La repentina creación de un "califato" jihadista presentó una oportunidad perfecta para que Washington replicara con los kurdos de Siria -más de dos millones de personas- la alianza que ya había aplicado con éxito durante unas tres décadas con los kurdos de Irak. De hecho, sin el apoyo estadounidense, los kurdos iraquíes no habrían podido sostener su Estado "de facto" en el norte de Irak. La consolidación de una nueva entidad autónoma kurda al otro lado de su frontera, en este caso en Siria, es considerado una grave amenaza por Ankara, pues daría alas a las aspiraciones de su insurrecta minoría kurda.
El problema para los kurdos sirios es que para Washington el valor de sus relaciones con Ankara es mucho más preciado que con Damasco. Turquía posee una posición geoestratégica clave y es el centinela de la OTAN en su flanco sur.
La traición estadounidense demuestra una vez más cuán cierta es la máxima que afirma que "las grandes potencias no tienen amistades, sino solo intereses", una auténtica maldición para las pequeñas naciones. Y quizás ninguna minoría lo ha sufrido tantas veces como la kurda. Sus milicias han sido utilizadas como peones en el tablero de la geoestrategia mundial por las grandes potencias, que no han dudado en sacrificarlas en aras de intereses mayores cuando les ha convenido. Así lo hizo la URSS con la República de Mahabad, el breve Estado independiente que proclamaron los kurdos de Irán al final de la Segunda Guerra Mundial.

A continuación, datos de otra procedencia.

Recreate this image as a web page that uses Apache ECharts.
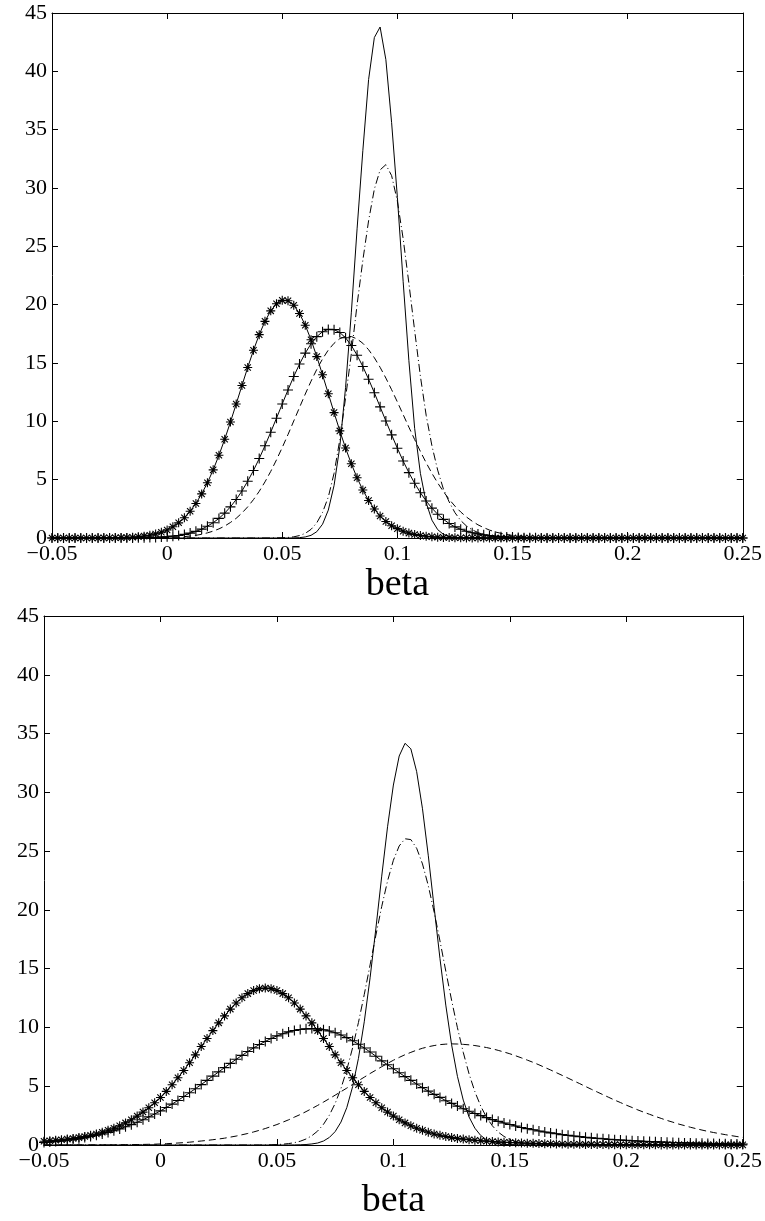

Pero ninguna traición ha sido tan dolorosa y trascendental como la del Tratado de Sevres, firmado en 1920 por las potencias ganadoras de la Primera Guerra Mundial. El documento, que trazaba las nuevas fronteras de Medio Oriente después de la derrota y desaparición del Imperio Otomano, establecía la creación de un Estado kurdo. Sin embargo, entre otras razones, la revuelta nacionalista liderada por Ataturk forzó una modificación de los planes de las potencias, y Sevres nunca llegaría a ser ratificado. Exhaustos por el esfuerzo bélico, los vencedores no quisieron enviar sus tropas a luchar contra las tropas de Ataturk. Un siglo después, el impacto de aquella decisión continúa reverberando en la región más convulsa del mundo.